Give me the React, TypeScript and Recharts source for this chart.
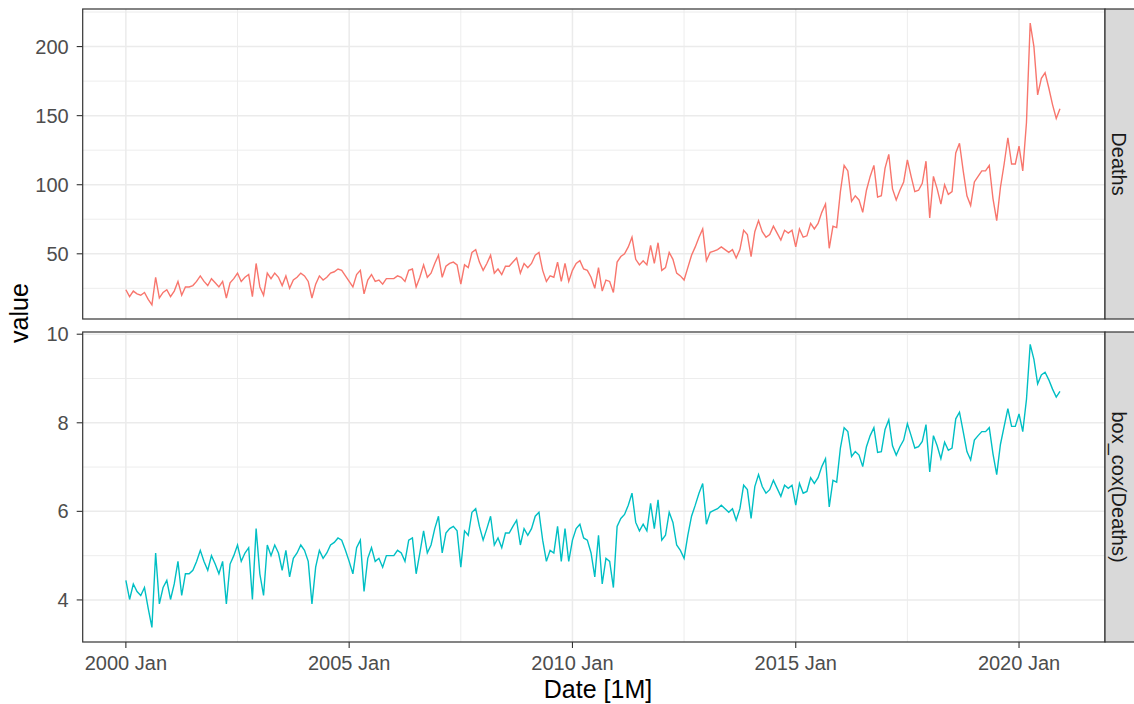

────────

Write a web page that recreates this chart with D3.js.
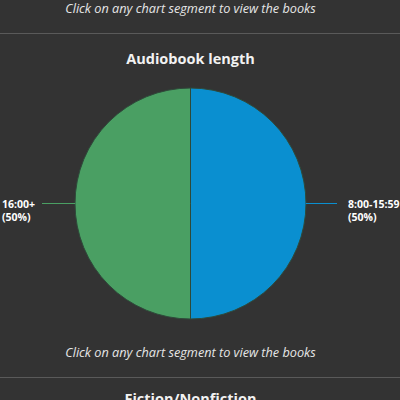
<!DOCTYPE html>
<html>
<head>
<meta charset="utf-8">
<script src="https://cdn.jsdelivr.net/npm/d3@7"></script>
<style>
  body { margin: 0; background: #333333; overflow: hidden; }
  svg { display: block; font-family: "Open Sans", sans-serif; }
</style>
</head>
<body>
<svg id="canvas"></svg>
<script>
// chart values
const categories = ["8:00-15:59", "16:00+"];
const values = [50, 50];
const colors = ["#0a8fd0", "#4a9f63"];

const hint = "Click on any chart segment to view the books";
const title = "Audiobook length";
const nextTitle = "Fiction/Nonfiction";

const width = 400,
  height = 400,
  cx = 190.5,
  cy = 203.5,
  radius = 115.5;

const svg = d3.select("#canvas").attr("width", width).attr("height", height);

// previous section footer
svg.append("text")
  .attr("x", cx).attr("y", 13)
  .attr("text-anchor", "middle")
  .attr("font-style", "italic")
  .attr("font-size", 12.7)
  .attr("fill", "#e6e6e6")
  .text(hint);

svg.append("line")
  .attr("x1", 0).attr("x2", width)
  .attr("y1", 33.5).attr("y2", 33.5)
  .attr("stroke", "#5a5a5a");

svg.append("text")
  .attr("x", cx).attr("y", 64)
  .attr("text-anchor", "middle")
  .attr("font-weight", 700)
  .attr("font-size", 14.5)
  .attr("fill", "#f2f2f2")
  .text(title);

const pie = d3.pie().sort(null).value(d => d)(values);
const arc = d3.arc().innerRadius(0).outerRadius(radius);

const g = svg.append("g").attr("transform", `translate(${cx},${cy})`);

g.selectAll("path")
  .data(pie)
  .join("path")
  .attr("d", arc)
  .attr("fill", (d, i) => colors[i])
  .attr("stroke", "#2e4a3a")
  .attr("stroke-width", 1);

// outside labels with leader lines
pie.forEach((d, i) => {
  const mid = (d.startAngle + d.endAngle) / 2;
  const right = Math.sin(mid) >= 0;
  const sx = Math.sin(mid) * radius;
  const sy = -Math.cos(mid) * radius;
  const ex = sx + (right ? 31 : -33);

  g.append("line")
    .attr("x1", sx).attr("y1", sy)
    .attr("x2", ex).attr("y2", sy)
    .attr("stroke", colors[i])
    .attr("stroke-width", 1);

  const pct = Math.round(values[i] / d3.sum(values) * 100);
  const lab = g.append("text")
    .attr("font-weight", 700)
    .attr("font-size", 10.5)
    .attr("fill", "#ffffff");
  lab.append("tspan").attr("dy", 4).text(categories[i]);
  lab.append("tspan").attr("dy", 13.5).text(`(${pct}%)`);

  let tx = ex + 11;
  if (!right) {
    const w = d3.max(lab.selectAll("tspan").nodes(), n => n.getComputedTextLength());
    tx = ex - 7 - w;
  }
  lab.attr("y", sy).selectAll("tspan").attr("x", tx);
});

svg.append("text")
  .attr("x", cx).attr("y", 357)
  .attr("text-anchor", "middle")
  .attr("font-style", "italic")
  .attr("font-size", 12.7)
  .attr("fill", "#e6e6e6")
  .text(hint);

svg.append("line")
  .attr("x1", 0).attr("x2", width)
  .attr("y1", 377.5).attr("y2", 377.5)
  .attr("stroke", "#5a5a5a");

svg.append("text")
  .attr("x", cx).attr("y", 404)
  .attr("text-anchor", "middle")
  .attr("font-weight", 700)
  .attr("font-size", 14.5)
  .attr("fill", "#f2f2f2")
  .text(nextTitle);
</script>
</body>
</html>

────────

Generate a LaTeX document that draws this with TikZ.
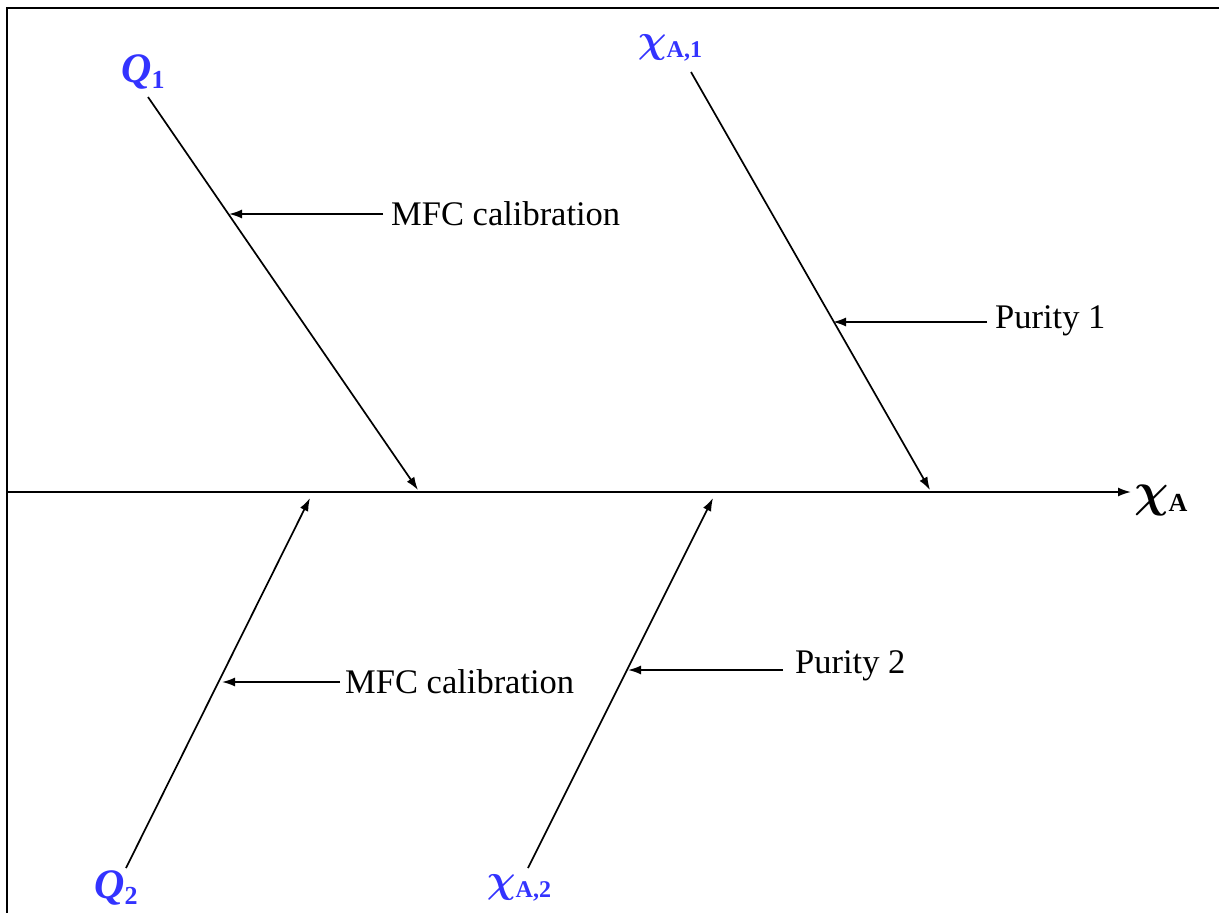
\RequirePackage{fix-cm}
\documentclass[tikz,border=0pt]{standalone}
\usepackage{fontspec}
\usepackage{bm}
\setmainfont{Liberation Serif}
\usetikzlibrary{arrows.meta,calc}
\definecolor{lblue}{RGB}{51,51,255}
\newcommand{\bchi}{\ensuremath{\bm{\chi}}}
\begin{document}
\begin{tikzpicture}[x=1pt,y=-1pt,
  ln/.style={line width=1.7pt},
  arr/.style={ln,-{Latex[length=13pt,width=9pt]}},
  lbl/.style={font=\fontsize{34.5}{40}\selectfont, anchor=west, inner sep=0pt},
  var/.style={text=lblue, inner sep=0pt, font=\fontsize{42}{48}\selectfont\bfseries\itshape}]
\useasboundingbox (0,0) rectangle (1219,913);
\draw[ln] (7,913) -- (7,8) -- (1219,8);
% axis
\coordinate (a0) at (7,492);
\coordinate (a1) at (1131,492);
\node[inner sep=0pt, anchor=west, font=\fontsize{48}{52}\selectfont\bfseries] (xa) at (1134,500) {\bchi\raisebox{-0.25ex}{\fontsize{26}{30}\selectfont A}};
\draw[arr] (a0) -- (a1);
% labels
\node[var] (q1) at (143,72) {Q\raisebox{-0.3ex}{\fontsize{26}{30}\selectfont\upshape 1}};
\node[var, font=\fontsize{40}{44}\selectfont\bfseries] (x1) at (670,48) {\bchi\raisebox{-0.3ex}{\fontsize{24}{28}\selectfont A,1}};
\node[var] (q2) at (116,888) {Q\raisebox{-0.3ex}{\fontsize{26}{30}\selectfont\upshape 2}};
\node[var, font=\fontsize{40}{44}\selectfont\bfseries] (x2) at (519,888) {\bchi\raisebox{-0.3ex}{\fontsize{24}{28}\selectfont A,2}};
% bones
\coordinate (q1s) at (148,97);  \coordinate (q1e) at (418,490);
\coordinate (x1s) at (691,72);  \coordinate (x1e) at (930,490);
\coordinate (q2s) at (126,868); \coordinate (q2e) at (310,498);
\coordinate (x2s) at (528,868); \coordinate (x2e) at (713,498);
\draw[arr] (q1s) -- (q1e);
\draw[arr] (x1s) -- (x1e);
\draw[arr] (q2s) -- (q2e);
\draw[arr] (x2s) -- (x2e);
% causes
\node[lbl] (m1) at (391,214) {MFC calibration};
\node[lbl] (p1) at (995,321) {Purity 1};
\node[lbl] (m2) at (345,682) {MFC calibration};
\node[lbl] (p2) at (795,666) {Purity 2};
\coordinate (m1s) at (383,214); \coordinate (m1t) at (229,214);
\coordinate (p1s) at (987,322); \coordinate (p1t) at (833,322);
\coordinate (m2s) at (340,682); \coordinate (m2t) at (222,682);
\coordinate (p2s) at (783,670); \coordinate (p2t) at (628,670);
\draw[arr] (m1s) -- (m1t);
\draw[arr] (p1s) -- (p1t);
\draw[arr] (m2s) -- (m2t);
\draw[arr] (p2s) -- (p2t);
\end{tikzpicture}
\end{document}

────────

Give again, exactly as written above, every line from the one holding "Write a web" to the one holding "const arc = d3.arc().innerRadius(0).outerRadius(radius);", with both ends kept and the pictures left out.

Write a web page that recreates this chart with D3.js.
<!DOCTYPE html>
<html>
<head>
<meta charset="utf-8">
<script src="https://cdn.jsdelivr.net/npm/d3@7"></script>
<style>
  body { margin: 0; background: #333333; overflow: hidden; }
  svg { display: block; font-family: "Open Sans", sans-serif; }
</style>
</head>
<body>
<svg id="canvas"></svg>
<script>
// chart values
const categories = ["8:00-15:59", "16:00+"];
const values = [50, 50];
const colors = ["#0a8fd0", "#4a9f63"];

const hint = "Click on any chart segment to view the books";
const title = "Audiobook length";
const nextTitle = "Fiction/Nonfiction";

const width = 400,
  height = 400,
  cx = 190.5,
  cy = 203.5,
  radius = 115.5;

const svg = d3.select("#canvas").attr("width", width).attr("height", height);

// previous section footer
svg.append("text")
  .attr("x", cx).attr("y", 13)
  .attr("text-anchor", "middle")
  .attr("font-style", "italic")
  .attr("font-size", 12.7)
  .attr("fill", "#e6e6e6")
  .text(hint);

svg.append("line")
  .attr("x1", 0).attr("x2", width)
  .attr("y1", 33.5).attr("y2", 33.5)
  .attr("stroke", "#5a5a5a");

svg.append("text")
  .attr("x", cx).attr("y", 64)
  .attr("text-anchor", "middle")
  .attr("font-weight", 700)
  .attr("font-size", 14.5)
  .attr("fill", "#f2f2f2")
  .text(title);

const pie = d3.pie().sort(null).value(d => d)(values);
const arc = d3.arc().innerRadius(0).outerRadius(radius);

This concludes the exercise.